There are 38 pages in this category. They fall into two types: nonstandard features, and places where MDN does not directly represent IDL structures.

Nonstandard features

In our study, almost all of these are features that used to be standard but were then deprecated and removed from the specification: for example, PaymentAddress. Perhaps it's not so important to display secure context information for these.

However, nonstandard features are generally a problem for any broader attempt to use Web IDL as a data source. It's been suggested that we could extract the browser-specific IDL and make a nonstandard companion to the webref/idl package.

Mapping discrepancies between Web IDL and MDN

MDN does not always directly document Web IDL structures, and this is generally a deliberate choice based on the belief that different structures serve MDN's audience better.

One example of this is mixin interfaces. In Web IDL, specification authors can define members - attributes and methods - on a mixin interface, which can then be added to one or more interfaces. For example, in the Fetch standard, the Body mixin is included by both the Request and Response interfaces.

Request and Response interfaces including the Body mixin

Mixin interfaces aren't visible to web developers as a separate thing, though: they are a convenience for specification authors. As the specification says:

Interface mixins, much like partial interfaces, are intended for use as a specification editorial aide, allowing a coherent set of functionalities to be grouped together, and included in multiple interfaces, possibly across documents. They are not meant to be exposed through language bindings.

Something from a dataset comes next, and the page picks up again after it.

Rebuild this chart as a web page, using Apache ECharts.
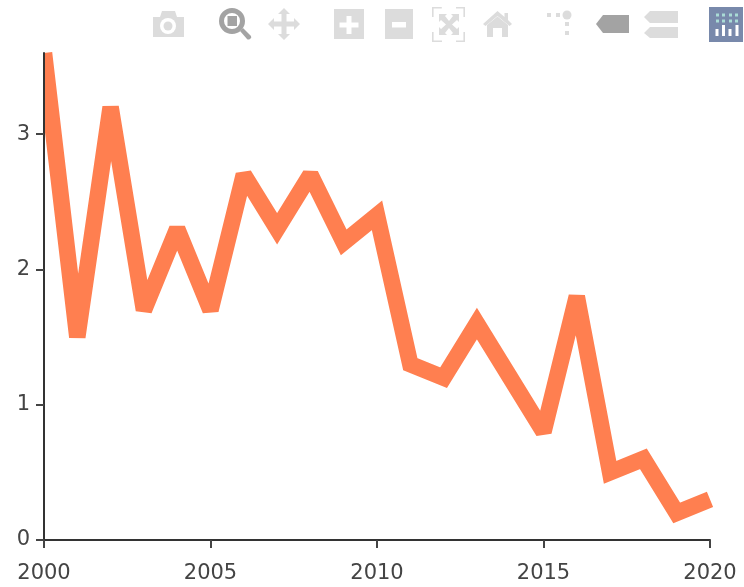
<!DOCTYPE html>
<html>
<head>
<meta charset="utf-8">
<style>
  html, body { margin: 0; padding: 0; background: #fff; }
  #chart-container { width: 744px; height: 587px; }
</style>
<script src="https://cdn.jsdelivr.net/npm/echarts@6/dist/echarts.min.js"></script>
</head>
<body>
<div id="chart-container"></div>
<script>
var years = [2000, 2001, 2002, 2003, 2004, 2005, 2006, 2007, 2008, 2009, 2010,
  2011, 2012, 2013, 2014, 2015, 2016, 2017, 2018, 2019, 2020];
var values = [3.6, 1.5, 3.2, 1.7, 2.3, 1.7, 2.7, 2.3, 2.7, 2.2, 2.4,
  1.3, 1.2, 1.6, 1.2, 0.8, 1.8, 0.5, 0.6, 0.2, 0.3];
var xTicks = [2000, 2005, 2010, 2015, 2020];
var yTicks = [0, 1, 2, 3];

var light = "#dcdcdc";
var dark = "#a3a3a3";

// toolbar icons, same row as the plotly modebar
var iconCount = 0;
function icon(d, fill, stroke) {
  var name = "toolIcon" + iconCount++;
  echarts.graphic.registerShape(name, echarts.graphic.extendPath(d, {}));
  return {
    type: name,
    silent: true,
    style: stroke
      ? { fill: "none", stroke: fill, lineWidth: stroke }
      : { fill: fill, stroke: null },
  };
}

var toolbar = [
  // camera
  icon("M153 17h7l2-6h13l2 6h7v20h-31z", light),
  { type: "circle", silent: true, shape: { cx: 168, cy: 26, r: 8 }, style: { fill: "#ffffff" } },
  { type: "circle", silent: true, shape: { cx: 168, cy: 26, r: 4.5 }, style: { fill: light } },
  // zoom
  { type: "circle", silent: true, shape: { cx: 232, cy: 21, r: 10.5 }, style: { fill: "none", stroke: dark, lineWidth: 5 } },
  icon("M227.5 16h9.5v10h-9.5z", dark),
  icon("M240 31l3-3 8 8q1 2-1 3t-3 0z", dark),
  // pan
  icon("M284 8l6 6h-3.500v7.500h7.500v-3.500l6 6-6 6v-3.500h-7.500v7.500h3.500l-6 6-6-6h3.500v-7.500h-7.500v3.500l-6-6 6-6v3.500h7.500v-7.500h-3.500z", light),
  // zoom in
  icon("M334 9h30v30h-30zM346.500 16v6.500h-7v5h7v6.500h5v-6.500h7v-5h-7v-6.500z", light),
  // zoom out
  icon("M385 9h28v30h-28zM392 22v5.500h14v-5.500z", light),
  // autoscale
  icon("M432.800 17v-9.200h9M456 7.800h8.200v9.200M464.200 32v9.200h-8.200M442 41.200h-9.200v-9.200", light, 1.6),
  icon("M439 14h8l-2 2 4 5 4-5-2-2h8v8l-2-2-5 4.500 5 4.500 2-2v8h-8l2-2-4-5-4 5 2 2h-8v-8l2 2 5-4.500-5-4.500-2 2z", light),
  // home
  icon("M497.500 11l7 6v-4h3.500v7l4 4-2.500 2-12-10-12 10-2.500-2z", light),
  icon("M487 25l10.500-8.500 10.500 8.500v12h-6v-9h-9v9h-6z", light),
  // spikes
  icon("M547 13h4v4h-4zM556 13h4v4h-4zM565 22h4v4h-4zM565 31h4v4h-4z", light),
  { type: "circle", silent: true, shape: { cx: 567, cy: 15, r: 4.500 }, style: { fill: light } },
  // closest data
  icon("M596 24l7-9h26v18h-26z", dark),
  // compare data
  icon("M644 17l6-6h28v12h-28zM644 33l6-6h28v11h-28z", light),
  // logo
  { type: "rect", silent: true, shape: { x: 709, y: 7, width: 34, height: 35 }, style: { fill: "#7889ab" } },
  icon("M715.500 29h3v7h-3zM722 25h3v11h-3zM728.500 29h3v7h-3zM735.500 25h3v11h-3z", "#ffffff"),
  icon("M716 13.500h3v3h-3zM722 13.500h3v3h-3zM729 13.500h3v3h-3zM735 13.500h3v3h-3zM716 19.500h3v3h-3zM722 19.500h3v3h-3zM729 19.500h3v3h-3zM735 19.500h3v3h-3z", "#a9dcd6"),
  // keeps the thick line right of the y axis at the top left
  { type: "rect", silent: true, z: 4, shape: { x: 34, y: 48, width: 9, height: 74 }, style: { fill: "#ffffff" } },
];

var dom = document.getElementById("chart-container");
var myChart = echarts.init(dom, null, { renderer: "canvas" });

myChart.setOption({
  animation: false,
  backgroundColor: "#ffffff",
  grid: { left: 44, right: 34, top: 53, bottom: 47, containLabel: false },
  xAxis: {
    type: "value",
    min: 2000,
    max: 2020,
    interval: 5,
    z: 5,
    axisLine: { show: true, onZero: false, lineStyle: { color: "#333333", width: 2 } },
    axisTick: { show: true, length: 8, lineStyle: { color: "#444444", width: 2 }, customValues: xTicks },
    axisLabel: {
      color: "#444444",
      fontFamily: "DejaVu Sans",
      fontSize: 21,
      margin: 23,
      hideOverlap: false,
      showMinLabel: true,
      showMaxLabel: true,
      customValues: xTicks,
      formatter: function (v) { return String(v); },
    },
    splitLine: { show: false },
  },
  yAxis: {
    type: "value",
    min: 0,
    max: 3.6,
    interval: 1,
    z: 5,
    axisLine: { show: true, onZero: false, lineStyle: { color: "#333333", width: 2 } },
    axisTick: { show: true, length: 8, lineStyle: { color: "#444444", width: 2 }, customValues: yTicks },
    axisLabel: {
      color: "#444444",
      fontFamily: "DejaVu Sans",
      fontSize: 21,
      margin: 14,
      verticalAlignMinLabel: "middle",
      customValues: yTicks,
    },
    splitLine: { show: false },
  },
  series: [
    {
      type: "line",
      data: years.map(function (y, i) { return [y, values[i]]; }),
      showSymbol: false,
      symbol: "none",
      clip: true,
      z: 2,
      lineStyle: { color: "#ff7f50", width: 16.5, join: "miter", miterLimit: 2, cap: "butt" },
    },
  ],
  graphic: { elements: toolbar },
});

window.addEventListener("resize", myChart.resize);
</script>
</body>
</html>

So MDN doesn't model mixins, preferring to duplicate the mixed-in members in all the concrete interfaces that include them:

Request and Response interfaces duplicating the Body members

We think this is a good choice for MDN, but it means we have to transform Web IDL before we can map it to MDN pages.

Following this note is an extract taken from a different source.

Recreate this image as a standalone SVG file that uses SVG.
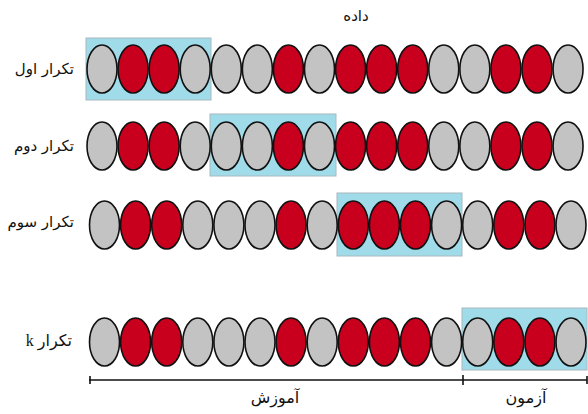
<svg xmlns="http://www.w3.org/2000/svg" width="588" height="414" viewBox="0 0 588 414">
  <style>
    .g { fill: #c3c3c3; stroke: #111; stroke-width: 1.6; }
    .r { fill: #c8001e; stroke: #111; stroke-width: 1.6; }
    .box { fill: #9fdbe9; stroke: #a9b8be; stroke-width: 1; }
    .lbl { font-family: "DejaVu Sans", "Noto Sans", sans-serif; font-size: 15px; fill: #111; }
    .ser { font-family: "Liberation Serif", "DejaVu Sans", serif; font-size: 16px; fill: #111; }
    .axis { stroke: #111; stroke-width: 1.6; fill: none; }
  </style>

  <text class="lbl" x="356" y="21" text-anchor="middle" font-size="13">داده</text>

  <!-- fold 1 -->
  <g id="fold1">
    <rect class="box" x="86" y="38" width="125" height="62"/>
    <text class="lbl" x="74" y="74" direction="rtl" text-anchor="start">تکرار اول</text>
    <g transform="translate(102,69)">
      <ellipse class="g" cx="0" rx="15" ry="24"/><ellipse class="r" cx="31.07" rx="15" ry="24"/><ellipse class="r" cx="62.14" rx="15" ry="24"/><ellipse class="g" cx="93.21" rx="15" ry="24"/>
      <ellipse class="g" cx="124.28" rx="15" ry="24"/><ellipse class="g" cx="155.35" rx="15" ry="24"/><ellipse class="r" cx="186.42" rx="15" ry="24"/><ellipse class="g" cx="217.49" rx="15" ry="24"/>
      <ellipse class="r" cx="248.56" rx="15" ry="24"/><ellipse class="r" cx="279.63" rx="15" ry="24"/><ellipse class="r" cx="310.7" rx="15" ry="24"/><ellipse class="g" cx="341.77" rx="15" ry="24"/>
      <ellipse class="g" cx="372.84" rx="15" ry="24"/><ellipse class="r" cx="403.91" rx="15" ry="24"/><ellipse class="r" cx="434.98" rx="15" ry="24"/><ellipse class="g" cx="466.05" rx="15" ry="24"/>
    </g>
  </g>

  <!-- fold 2 -->
  <g id="fold2">
    <rect class="box" x="210" y="114" width="126" height="62"/>
    <text class="lbl" x="74" y="151" direction="rtl" text-anchor="start">تکرار دوم</text>
    <g transform="translate(102,146)">
      <ellipse class="g" cx="0" rx="15" ry="24"/><ellipse class="r" cx="31.07" rx="15" ry="24"/><ellipse class="r" cx="62.14" rx="15" ry="24"/><ellipse class="g" cx="93.21" rx="15" ry="24"/>
      <ellipse class="g" cx="124.28" rx="15" ry="24"/><ellipse class="g" cx="155.35" rx="15" ry="24"/><ellipse class="r" cx="186.42" rx="15" ry="24"/><ellipse class="g" cx="217.49" rx="15" ry="24"/>
      <ellipse class="r" cx="248.56" rx="15" ry="24"/><ellipse class="r" cx="279.63" rx="15" ry="24"/><ellipse class="r" cx="310.7" rx="15" ry="24"/><ellipse class="g" cx="341.77" rx="15" ry="24"/>
      <ellipse class="g" cx="372.84" rx="15" ry="24"/><ellipse class="r" cx="403.91" rx="15" ry="24"/><ellipse class="r" cx="434.98" rx="15" ry="24"/><ellipse class="g" cx="466.05" rx="15" ry="24"/>
    </g>
  </g>

  <!-- fold 3 -->
  <g id="fold3">
    <rect class="box" x="337" y="193" width="125" height="63"/>
    <text class="lbl" x="74" y="227" direction="rtl" text-anchor="start">تکرار سوم</text>
    <g transform="translate(104.5,225)">
      <ellipse class="g" cx="0" rx="15" ry="24"/><ellipse class="r" cx="31.1" rx="15" ry="24"/><ellipse class="r" cx="62.2" rx="15" ry="24"/><ellipse class="g" cx="93.3" rx="15" ry="24"/>
      <ellipse class="g" cx="124.4" rx="15" ry="24"/><ellipse class="g" cx="155.5" rx="15" ry="24"/><ellipse class="r" cx="186.6" rx="15" ry="24"/><ellipse class="g" cx="217.7" rx="15" ry="24"/>
      <ellipse class="r" cx="248.8" rx="15" ry="24"/><ellipse class="r" cx="279.9" rx="15" ry="24"/><ellipse class="r" cx="311" rx="15" ry="24"/><ellipse class="g" cx="342.1" rx="15" ry="24"/>
      <ellipse class="g" cx="373.2" rx="15" ry="24"/><ellipse class="r" cx="404.3" rx="15" ry="24"/><ellipse class="r" cx="435.4" rx="15" ry="24"/><ellipse class="g" cx="466.5" rx="15" ry="24"/>
    </g>
  </g>

  <!-- fold k -->
  <g id="foldk">
    <rect class="box" x="462" y="308" width="125" height="62"/>
    <text class="ser" x="72" y="346" direction="rtl" text-anchor="start">تکرار k</text>
    <g transform="translate(104.5,342)">
      <ellipse class="g" cx="0" rx="15" ry="24"/><ellipse class="r" cx="31.1" rx="15" ry="24"/><ellipse class="r" cx="62.2" rx="15" ry="24"/><ellipse class="g" cx="93.3" rx="15" ry="24"/>
      <ellipse class="g" cx="124.4" rx="15" ry="24"/><ellipse class="g" cx="155.5" rx="15" ry="24"/><ellipse class="r" cx="186.6" rx="15" ry="24"/><ellipse class="g" cx="217.7" rx="15" ry="24"/>
      <ellipse class="r" cx="248.8" rx="15" ry="24"/><ellipse class="r" cx="279.9" rx="15" ry="24"/><ellipse class="r" cx="311" rx="15" ry="24"/><ellipse class="g" cx="342.1" rx="15" ry="24"/>
      <ellipse class="g" cx="373.2" rx="15" ry="24"/><ellipse class="r" cx="404.3" rx="15" ry="24"/><ellipse class="r" cx="435.4" rx="15" ry="24"/><ellipse class="g" cx="466.5" rx="15" ry="24"/>
    </g>
  </g>

  <!-- train / test span -->
  <g id="connectors">
    <line class="axis" x1="89" y1="380" x2="587" y2="380"/>
    <line class="axis" x1="90" y1="376" x2="90" y2="384" stroke-width="1"/>
    <line class="axis" x1="463" y1="375" x2="463" y2="385" stroke-width="1"/>
    <line class="axis" x1="587" y1="376" x2="587" y2="384" stroke-width="1"/>
  </g>
  <text class="ser" x="275" y="403" text-anchor="middle">آموزش</text>
  <text class="ser" x="526" y="403" text-anchor="middle">آزمون</text>
</svg>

When MDN is consistent about divergences like this, and the rules are clear, then we can perform these transformations and successfully map from Web IDL to MDN. But sometimes MDN is not consistent. For example, Web IDL includes an iterable declaration that can be applied to any interface. This effectively means the interface will have the members required by an iterable, such as entries(), forEach(), keys(), and values().

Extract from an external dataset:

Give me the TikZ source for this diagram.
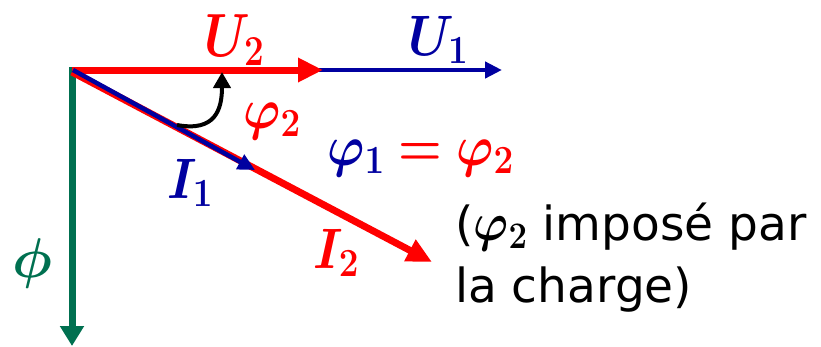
\RequirePackage{fix-cm}
\documentclass[tikz,border=0pt]{standalone}
\usepackage{graphicx}
\usepackage{amsmath,bm}
\usepackage{fontspec}
\newfontfamily\tfont{DejaVu Sans}
\usetikzlibrary{arrows.meta}
\definecolor{cred}{RGB}{255,0,0}
\definecolor{cblue}{RGB}{0,0,160}
\definecolor{cgreen}{RGB}{0,112,80}
\newcommand\tallm[1]{\scalebox{1}[1.14]{#1}}
\begin{document}
\begin{tikzpicture}[x=1pt,y=-1pt,
  lbl/.style={inner sep=0pt, anchor=base west, font=\fontsize{50}{60}\selectfont},
  txt/.style={inner sep=0pt, anchor=base west, font=\tfont\fontsize{47}{60}\selectfont},
  redvec/.style={draw=cred, line width=7pt, -{Triangle[length=25pt,width=23pt]}},
  bluevec/.style={draw=cblue, line width=4.5pt, -{Triangle[length=17pt,width=16pt]}},
  greenvec/.style={draw=cgreen, line width=7pt, -{Triangle[length=20pt,width=23pt]}},
  anglearrow/.style={draw=black, line width=4pt, -{Triangle[length=16pt,width=17pt]}}]
\useasboundingbox (0,0) rectangle (821,346);
% points
\coordinate (O) at (72,70);
\coordinate (Ftop) at (72,67);
\coordinate (Fend) at (72,346);
\coordinate (U2end) at (323,70);
\coordinate (U1end) at (502,70);
\coordinate (I2start) at (72,72);
\coordinate (I2end) at (432,262);
\coordinate (I1start) at (73,70);
\coordinate (I1end) at (255,170);
\coordinate (A1) at (177,125);
\coordinate (A2) at (222,72);
% vectors
\draw[greenvec] (Ftop) -- (Fend);
\draw[bluevec] (O) -- (U1end);
\draw[redvec] (O) -- (U2end);
\draw[redvec] (I2start) -- (I2end);
\draw[bluevec] (I1start) -- (I1end);
\draw[anglearrow] (A1) .. controls (215,132) and (222,110) .. (A2);
% labels
\node[lbl, text=cred] (lU2) at (204,56) {\scalebox{1}[1.22]{$\bm{U_2}$}};
\node[lbl, text=cblue] (lU1) at (408,55) {\tallm{$\bm{U_1}$}};
\node[lbl, text=cred] (lphi2) at (243,128) {\tallm{$\bm{\varphi_2}$}};
\node[lbl] (lphi12) at (327,165) {\tallm{$\textcolor{cblue}{\bm{\varphi_1}}\mathrel{\textcolor{cred}{\bm{=}}}\textcolor{cred}{\bm{\varphi_2}}$}};
\node[lbl, text=cblue] (lI1) at (167,198) {\tallm{$\bm{I_1}$}};
\node[lbl, text=cred] (lI2) at (313,268) {\tallm{$\bm{I_2}$}};
\node[lbl, text=cgreen, font=\fontsize{56}{60}\selectfont] (lphi) at (12,277) {$\bm{\phi}$};
\node[txt] (t1) at (455,240) {(\tallm{$\bm{\varphi_2}$} imposé par};
\node[txt] (t2) at (455,302) {la charge)};
\end{tikzpicture}
\end{document}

When an interface is declared iterable, should MDN have separate pages for each of these methods, as it does for Array? Or should it just indicate that the interface is iterable, and link to the Array pages for the details?

In practice, different authors documenting different interfaces have made different choices here. And without consistency, we can't reliably map from Web IDL to MDN pages.

We've outlined a project to take care of these discrepancies, but it will take a while to resolve: https://github.com/openwebdocs/project/issues/159.

What's next?

This story doesn't have a neat ending yet. There's definitely scope to use Web IDL in MDN pages. Already one of the most prolific volunteer contributors to MDN, Onkar Ruikar, has used this analysis to add the secure context macro to all the MDN pages matching our second list of discrepancies, where the Web IDL marked the corresponding feature as needing a secure context.

We're pretty sure there are more ways we can use Web IDL, both for secure context and for other aspects of the docs. As this analysis shows, there are challenges too, some of which we know how to resolve and some we don't, yet.

We hope this post has given some insight into how we assess and plan systemic changes to the docs. And we hope that as we work through the issues we'll be able to make more use of Web IDL in MDN, making the docs more consistent, reliable, and maintainable.